Chattleton suggests students follow their curiosity to research trending subjects and then to reach out to contacts to get their perspective.
“Talk to alums and contacts in a variety of marketing roles to figure out what it is you are most interested in out of the gate. Are you interested in brand marketing? Media planning? Research? Creative? Account management?”
Phillips concurs, explaining that reaching out to those in marketing, particularly anyone who also received an education from the Comm School, can make all the difference.

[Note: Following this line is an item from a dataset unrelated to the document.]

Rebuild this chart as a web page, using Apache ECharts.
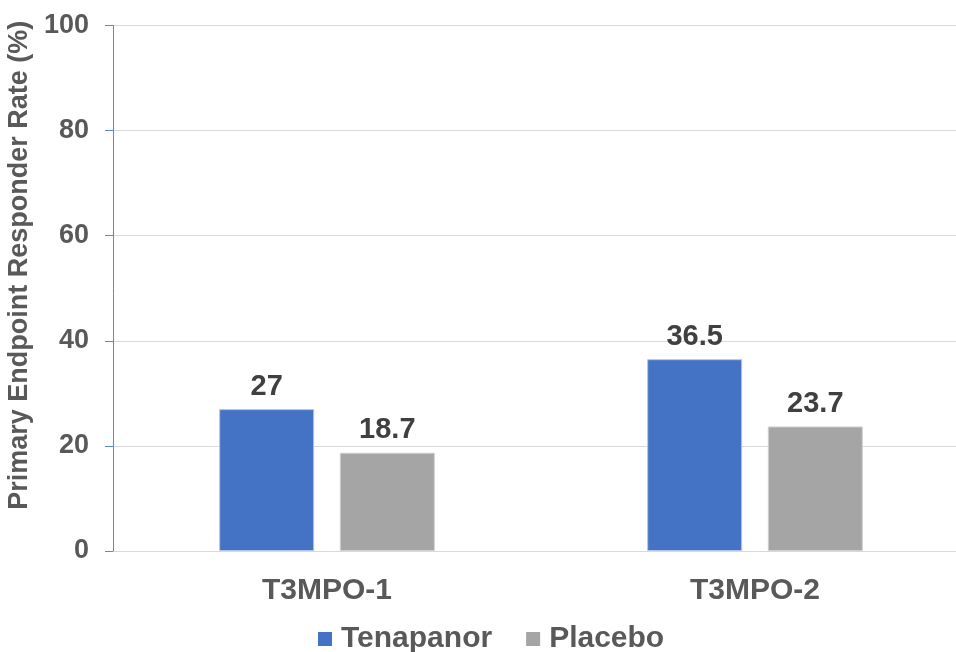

“I was tremendously impacted by a handful of conversations with McIntire alums who were kind enough to share their time with me. Use LinkedIn’s Alumni tool and filter for people in marketing roles. Don’t just ask for internship information or to ‘pick their brain.’ Have a specific, genuine question you want to ask or a topic you’d like to get their point of view on. Show up on time. Say thank you. Follow up when something crosses your desk that you think they’d find interesting. Be a real human being. Don’t get discouraged!”
When it comes time to look into potential offers, Chattleton suggests taking the longer and wider view.
“Consider different cities, and weigh the pros and cons of large versus small organizations. Try not to panic if you don’t have a job when all of the Finance concentrators already do. And take it from me, if you just can’t wait any longer and take a job in consulting, you won’t regret it. Recognize that your first job will not be your last.”
Professor Carrie Heilman, who will moderate the brand management and consulting breakout panel, is enthused by the diversity of positions represented by the Careers in Marketing panelists. “It illustrates the breadth of opportunities available to students, who I think will be surprised to hear how our guest speakers’ roles allow them to flex their creative, strategic, and analytic muscles every day. We are grateful to have so many amazing and accomplished alums and friends as panelists this year as part of the CIM forum, and for making this educational and impactful day for our students possible.”